I couldn't pin-point the moment when I said to myself, “This is not where I want to be anymore.” But I do know that one day I woke up and thought, “I can
get through this.” Not we can get through this. Because there is no more we. It's all just me now. And that is okay.

“It's like there is rock bottom, 50 feet of crap, then me.” (Rachel on the TV show Friends) Sound familiar? We've all been there. So where did I go from there? Let me tell you, my broken-hearted friend, I got “up every morning, and breathed in and out all day long.” (Sleepless in Seattle) It takes many things to get through a break-up. But don't worry if you find yourself in a pit of self-loathing temporaily.

I've done it. I've asked the questions, “Where did we go wrong? When did he stop caring? What could I have done differently?” And the answer is to stop asking those questions. You'll send yourself to the nut house before you get an answer. Get a hobby, get out of the house, go for a walk, and it's okay that if during all of these activities all you think about is your broken heart. That’s normal.

I sat in the thoughts of my broken relationship for much longer than I would like to admit, but I also found my own resources to get past it. I wrote about it, I talked about it, I cried and cried some more, and then in true girl fashion, I talked about it again.

The biggest thing that I did to move on was to move away. It was just the right thing to do. I had moved to another state full of hope for our relationship. And when that was no more, it was just simple logic that told me to move back to where I came from. That may not be what would work for you, but metaphorically speaking you could “move” to help pick up the pieces. It takes time, patience, and being distracted to move forward.

If you keep your mind on other things, your heart will follow. Trust me. I dove into writing about my broken heart, I dove into watching my favorite movies about love that were guaranteed to make me cry. I picked up book after book to get lost in someone else's story. I went for walks. I've noticed that walking gives me a good, solid time to think, sort things out, get my head to start talking to my heart. And getting my heart to listen.

At the end of all the tears and questions is a new beginning. On my drive back to my home state, I stopped at a quaint little gift shop and bought one tiny thing that I solidly believe started my healing. It was a little metal key that had the words “New Beginnings” engraved on it.

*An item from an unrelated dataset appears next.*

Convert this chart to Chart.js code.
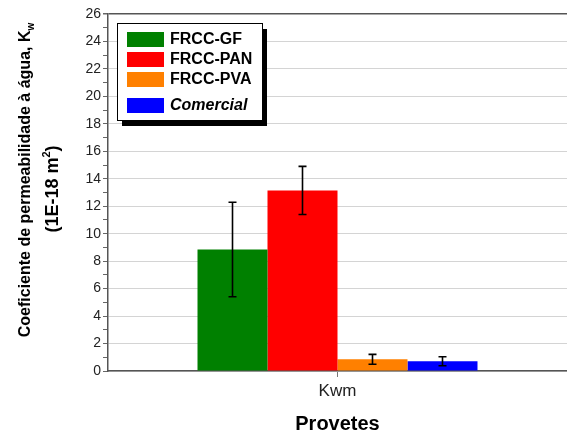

At the end of a broken relationship I had found a new place to start fresh for myself. Once I had that key in my hand, I knew I had done what was right.


  1. This is lovely. Lovely and poetic and heartfelt. And full of good advice. I have also been through a difficult breakup, and sometimes I still need to think about it and write about it and talk about it. And then, as you say, I get up, shake it off and go for a walk. It's ok.